Longer wind turbine blades over the last decade have allowed wind developers to produce more power without making turbines taller and could continue to drive future growth in the industry.
But it may not do much to placate locals who are upset about the increasing visibility of those turbines.
The increase in average blade size is a main determinant of what scientists refer to as a turbine’s “swept area”—essentially, the size of the circular path traveled by the blades.
Since 2009, the average swept area of a turbine has doubled, thanks to 20% longer blades, Energy Department researchers said on a webinar yesterday.
That has allowed today’s turbines to capture more of the wind that flows past, making them far more efficient and slashing the cost of their energy by as much as 50% on wholesale markets.

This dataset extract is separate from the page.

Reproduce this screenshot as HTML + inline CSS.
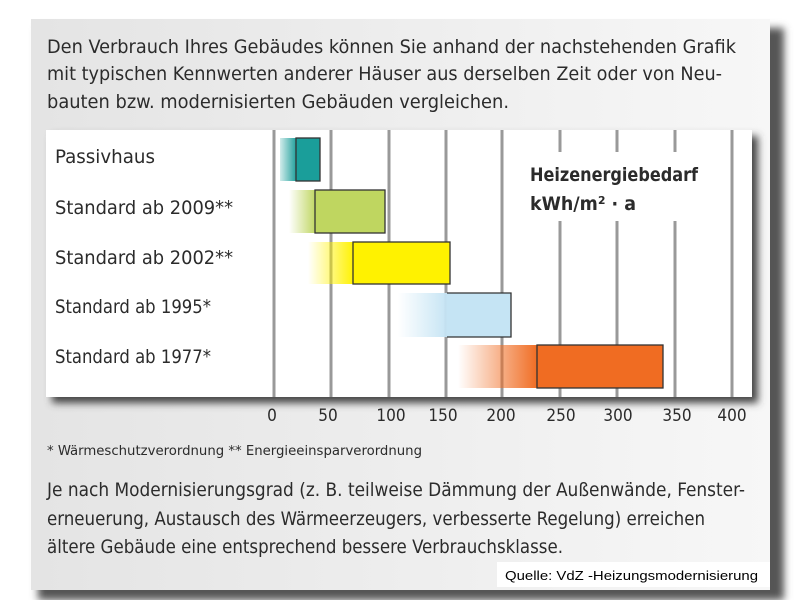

“Much more progress is possible on that front,” said Mark Bolinger, a research scientist at Lawrence Berkeley National Laboratory.
That may be particularly true in regions where there’s lots of wind energy already, like Texas and the Midwest, or in parts of New England where transmission is constrained, since power lines tend to be used more where turbines are more efficient.
“There’s clearly more to be gained by a continuation of this trend,” he said.
The length of the blades is the most marked difference in recent turbine engineering, according to researchers. Average turbine heights, for instance, have seen comparable “modest” growth of 12% over the last decade, according to Bolinger and his colleagues from LBNL and the National Renewable Energy Laboratory.
But collectively, those changes can also make it harder to get permits for wind farms, they acknowledged.
Taller turbines can move into airspace traversed by planes, the researchers said. Longer blades can interfere in similar ways, while producing more noise and requiring more land area to operate.
They also can lengthen the permitting process and cause conflict with residents who think of them as a blemish on the landscape.
On Maryland’s Eastern Shore, for example, officials in the resort town of Ocean City are pressing state regulators to reject projects by two offshore wind companies after the companies amended their plans to incorporate GE Renewable Energy’s Haliade-X turbine—the tallest model in the world (Energywire, Jan. 24).
In western Virginia, county supervisors are studying whether to amend local zoning laws to benefit the first onshore wind farm in the state, after developers Apex Clean Energy asked to use 700-foot turbines rather than the 500-foot versions first proposed.
Still, researchers at national labs are trying to develop machines that are both taller and longer bladed.
The Advanced Research Projects Agency-Energy has funded one study into an “ultra-large” 50-megawatt turbine—about four times as powerful as GE’s Haliade-X, though only about 75 feet taller.
Other Energy Department-funded teams are aiming to develop turbines that face downwind, allowing for longer blades, or to make blades more flexible so that longer types can be bent and transported more easily over land.
But in a report released alongside the webinar, Bolinger and his colleagues wrote that it’s uncertain which sort of technological advances will gain popularity throughout the industry.
In “more-seasoned wind development areas with better wind resources,” they said, companies appear to be moving toward higher-capacity turbines, but not those with the largest swept area.
Elongated blades tend to exert a greater physical toll on the rest of the turbine, in addition to making them harder to transport and causing issues with “social acceptance and regulatory hurdles”.
“In part because of these tradeoffs, the extent to which this recent trend … will continue is far from certain,” the report said.